Data segment —
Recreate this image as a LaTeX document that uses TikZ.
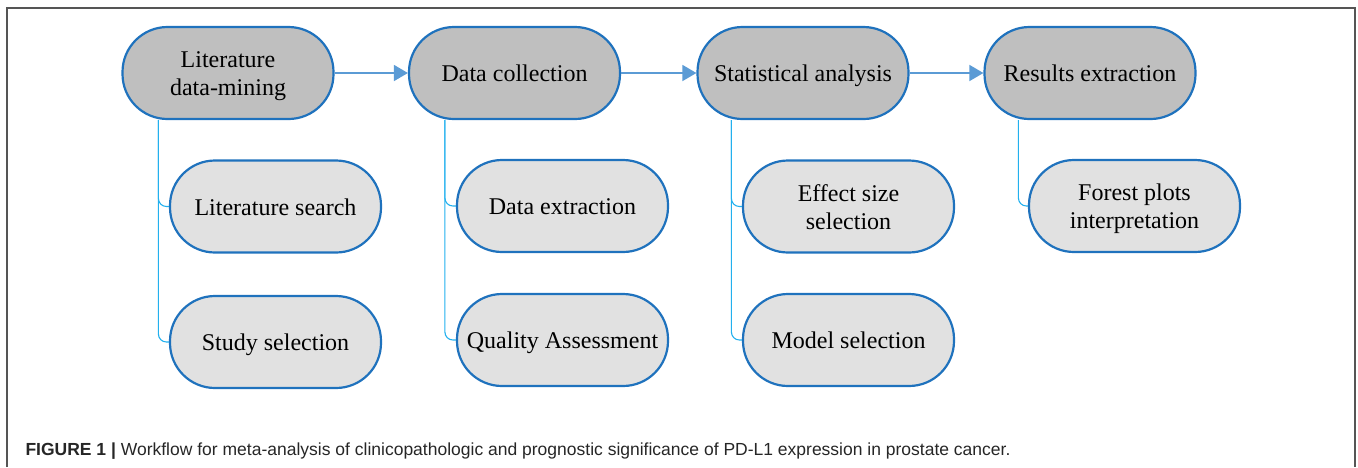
\documentclass[tikz,border=0pt]{standalone}
\usepackage{fontspec}
\setmainfont{Liberation Serif}
\newfontfamily\capfont{Liberation Sans}
\usetikzlibrary{arrows.meta,positioning,calc}

\definecolor{edgeblue}{HTML}{1F72BD}
\definecolor{arrowblue}{HTML}{5B9BD5}
\definecolor{linkblue}{HTML}{22B0EE}
\definecolor{stagegray}{HTML}{BFBFBF}
\definecolor{taskgray}{HTML}{E1E1E1}
\definecolor{framegray}{HTML}{555555}

\tikzset{
    stage/.style={draw=edgeblue, line width=2.2pt, fill=stagegray, rounded corners=45pt,
        minimum width=211pt, minimum height=92pt, inner sep=0pt, align=center,
        text height=17pt, text depth=0pt, font=\fontsize{24}{28}\selectfont},
    task/.style={stage, fill=taskgray},
    twoline/.style={text height=45pt, text depth=0pt},
    flow/.style={draw=arrowblue, line width=1.6pt, -{Triangle[length=14pt,width=16pt]}},
    branch/.style={draw=linkblue, line width=1.1pt, rounded corners=8pt}
}

\begin{document}
\begin{tikzpicture}[x=1pt, y=-1pt]
    \useasboundingbox (0,0) rectangle (1358,467);
    % Frame
    \draw[framegray, line width=2pt] (7,467) -- (7,8) -- (1355,8) -- (1355,467);

    % Main stages
    \node[stage, twoline] (mine) at (228,73) {Literature\\data-mining};
    \node[stage] (collect) at (514.5,73) {Data collection};
    \node[stage] (stats) at (803,73) {Statistical analysis};
    \node[stage] (results) at (1090,73) {Results extraction};

    % Sub tasks
    \node[task] (search) at (275.5,206.5) {Literature search};
    \node[task] (select) at (275.5,342) {Study selection};
    \node[task] (extract) at (562.5,206) {Data extraction};
    \node[task] (quality) at (562.5,340) {Quality Assessment};
    \node[task, twoline] (effect) at (848.5,206.5) {Effect size\\selection};
    \node[task] (model) at (848.5,340) {Model selection};
    \node[task, twoline] (forest) at (1134.5,206) {Forest plots\\interpretation};

    % Flow between stages
    \draw[flow] (mine) -- (collect);
    \draw[flow] (collect) -- (stats);
    \draw[flow] (stats) -- (results);

    % Branches to tasks
    \coordinate (mineroot) at ($(mine.south west)+(37,0)$);
    \coordinate (collectroot) at ($(collect.south west)+(37,0)$);
    \coordinate (statsroot) at ($(stats.south west)+(35,0)$);
    \coordinate (resultsroot) at ($(results.south west)+(35,0)$);
    \draw[branch] (mineroot) |- (search.west);
    \draw[branch] (mineroot) |- (select.west);
    \draw[branch] (collectroot) |- (extract.west);
    \draw[branch] (collectroot) |- (quality.west);
    \draw[branch] (statsroot) |- (effect.west);
    \draw[branch] (statsroot) |- (model.west);
    \draw[branch] (resultsroot) |- (forest.west);

    % Caption
    \node[anchor=base west, text=black!85, font=\capfont\fontsize{17.5}{20}\selectfont] (caption) at (22,455)
        {\textbf{FIGURE 1 |} Workflow for meta-analysis of clinicopathologic and prognostic significance of PD-L1 expression in prostate cancer.};
\end{tikzpicture}
\end{document}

Aim — Quote in full the listing given above; the images are to be left out.

Task result —
Recreate this image as a LaTeX document that uses TikZ.
\documentclass[tikz,border=0pt]{standalone}
\usepackage{fontspec}
\setmainfont{Liberation Serif}
\newfontfamily\capfont{Liberation Sans}
\usetikzlibrary{arrows.meta,positioning,calc}

\definecolor{edgeblue}{HTML}{1F72BD}
\definecolor{arrowblue}{HTML}{5B9BD5}
\definecolor{linkblue}{HTML}{22B0EE}
\definecolor{stagegray}{HTML}{BFBFBF}
\definecolor{taskgray}{HTML}{E1E1E1}
\definecolor{framegray}{HTML}{555555}

\tikzset{
    stage/.style={draw=edgeblue, line width=2.2pt, fill=stagegray, rounded corners=45pt,
        minimum width=211pt, minimum height=92pt, inner sep=0pt, align=center,
        text height=17pt, text depth=0pt, font=\fontsize{24}{28}\selectfont},
    task/.style={stage, fill=taskgray},
    twoline/.style={text height=45pt, text depth=0pt},
    flow/.style={draw=arrowblue, line width=1.6pt, -{Triangle[length=14pt,width=16pt]}},
    branch/.style={draw=linkblue, line width=1.1pt, rounded corners=8pt}
}

\begin{document}
\begin{tikzpicture}[x=1pt, y=-1pt]
    \useasboundingbox (0,0) rectangle (1358,467);
    % Frame
    \draw[framegray, line width=2pt] (7,467) -- (7,8) -- (1355,8) -- (1355,467);

    % Main stages
    \node[stage, twoline] (mine) at (228,73) {Literature\\data-mining};
    \node[stage] (collect) at (514.5,73) {Data collection};
    \node[stage] (stats) at (803,73) {Statistical analysis};
    \node[stage] (results) at (1090,73) {Results extraction};

    % Sub tasks
    \node[task] (search) at (275.5,206.5) {Literature search};
    \node[task] (select) at (275.5,342) {Study selection};
    \node[task] (extract) at (562.5,206) {Data extraction};
    \node[task] (quality) at (562.5,340) {Quality Assessment};
    \node[task, twoline] (effect) at (848.5,206.5) {Effect size\\selection};
    \node[task] (model) at (848.5,340) {Model selection};
    \node[task, twoline] (forest) at (1134.5,206) {Forest plots\\interpretation};

    % Flow between stages
    \draw[flow] (mine) -- (collect);
    \draw[flow] (collect) -- (stats);
    \draw[flow] (stats) -- (results);

    % Branches to tasks
    \coordinate (mineroot) at ($(mine.south west)+(37,0)$);
    \coordinate (collectroot) at ($(collect.south west)+(37,0)$);
    \coordinate (statsroot) at ($(stats.south west)+(35,0)$);
    \coordinate (resultsroot) at ($(results.south west)+(35,0)$);
    \draw[branch] (mineroot) |- (search.west);
    \draw[branch] (mineroot) |- (select.west);
    \draw[branch] (collectroot) |- (extract.west);
    \draw[branch] (collectroot) |- (quality.west);
    \draw[branch] (statsroot) |- (effect.west);
    \draw[branch] (statsroot) |- (model.west);
    \draw[branch] (resultsroot) |- (forest.west);

    % Caption
    \node[anchor=base west, text=black!85, font=\capfont\fontsize{17.5}{20}\selectfont] (caption) at (22,455)
        {\textbf{FIGURE 1 |} Workflow for meta-analysis of clinicopathologic and prognostic significance of PD-L1 expression in prostate cancer.};
\end{tikzpicture}
\end{document}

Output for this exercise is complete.